Wege(len)

Auf Alpintouren verbringt man manchmal viel Zeit mit der Suche nach dem richtigen Weg: dem richtigen Zustieg, dem richtigen Einstieg, dem richtigen Routenverlauf und dem richtigen Abstieg. 
Sprinter ist im Wege – suchen Meister. Leider hat er aber auch eine Vorliebe die ich so ganz und gar nicht teile: er liebt Wegelen.
Zum besseren Verständnis: während Wege einen klar definierten, oft markierten und viel begangenen Verlauf haben sind Wegelen eher das Gegenteil und enden daher auch oft im Nichts. Für Sprinter wiederum sind Wegelen die allerkürzeste Verbindung zwischen zwei Punkten. Für Sprinter gibt es auch fast kein Gelände das sich nicht für ein Wegele eignet, keine Wiese ist zu steil, kein Dickicht zu dicht und keine Schuttrinne zu rutschig. Oft ortet er auch Spuren eines Wegeles wo garantiert keines ist. Wenn sich Tage zuvor ein Bergsteiger verirrt und beim Herumirren ein paar Grashalme geknickt hat, sind diese Grashalme ein glasklares Indiz für Sprinter dass hier ein Wegele sein muss. Er hat schon bestens markierte Zustiege ignoriert weil er Wegspuren ausgemacht hat die ganz sicher schneller zum Einstieg führen. Ich warte dann einfach beim Einstieg auf ihn.
Ich mag breite, gemäßigt steile Forstwege und finde Serpentinen äußerst angenehm. Sprinter mag Wegelen und hasst Serpentinen – für ihn die weggewordene Zeitverschwendung. Warum eine Strecke künstlich durch Kurven verlängern wenn man auch gerade hinauf kann?
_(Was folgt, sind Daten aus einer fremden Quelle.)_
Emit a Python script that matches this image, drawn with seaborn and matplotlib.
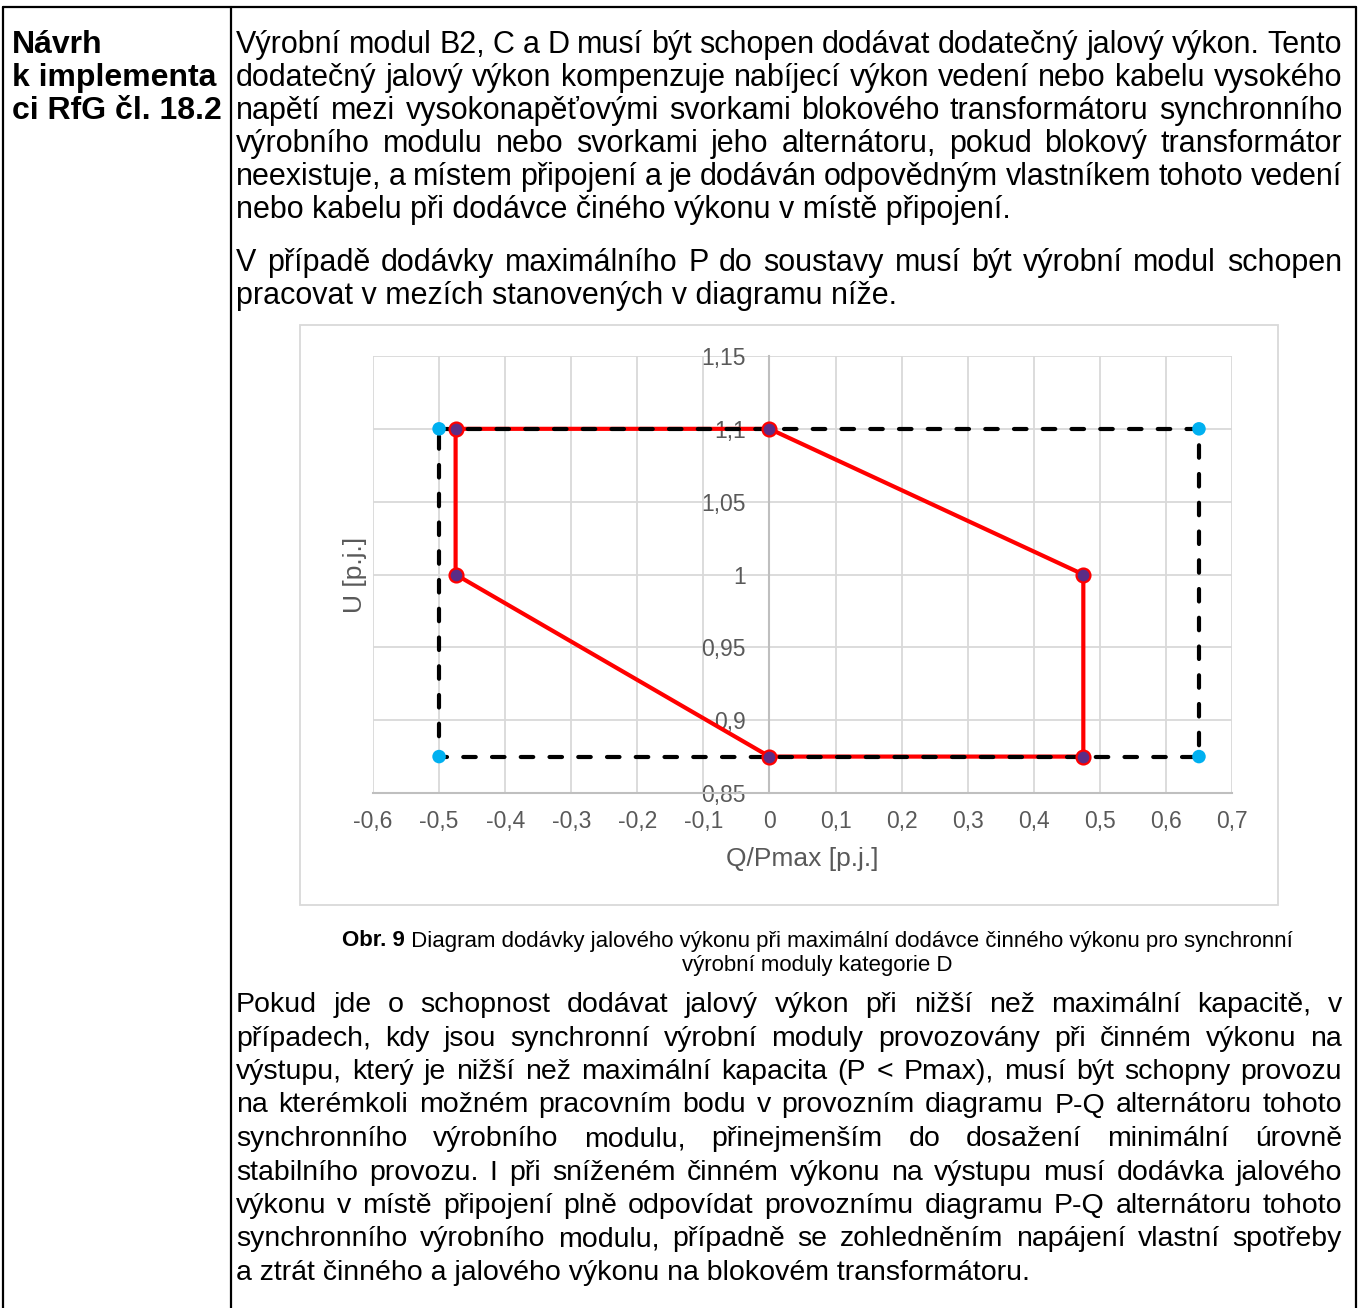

Dass wir durch die Nutzung von Wegelen keinen Zeitgewinn haben wollte Sprinter lange nicht akzeptieren (genau genommen tut er es immer noch nicht). Es ist nämlich so: ich kann schnell gehen so lange die Steigung einen bestimmten Grad nicht übersteigt. Sobald dieser Grad erreicht ist werde ich zur Schnecke und weder ein nahendes Gewitter noch drohende Dunkelheit helfen mein Tempo zu beschleunigen. Das gilt aufwärts genauso wie abwärts. Für Sprinter ist es komplett unlogisch dass ich für längere Strecken weniger Zeit brauche als für kürzere (so formuliert klingt es auch unlogisch, aber es ist wahr!). Genauso gut könnte ich ihm erklären dass die Erde neuerdings wieder eine Scheibe ist.  
Er findet ich brauche einfach Übung. Manchmal tue ich ihm den Gefallen und folge ihm auf einem Wegele, er tänzelt dann vor und gibt mir Instruktionen (Gerade stehen! Flach auftreten! Die Ferse in den Hang stemmen!). Alle paar Meter bleibt er stehen und wartet auf mich. Sind wir dann endlich am Ziel bin ich schweißgebadet und mit den Nerven am Ende. Sprinter lobt mich dann mit den Worten „Siehst du – war ja gar nicht schlimm und schneller waren wir auch!“
Ja klar. Und die Erde ist eine Scheibe.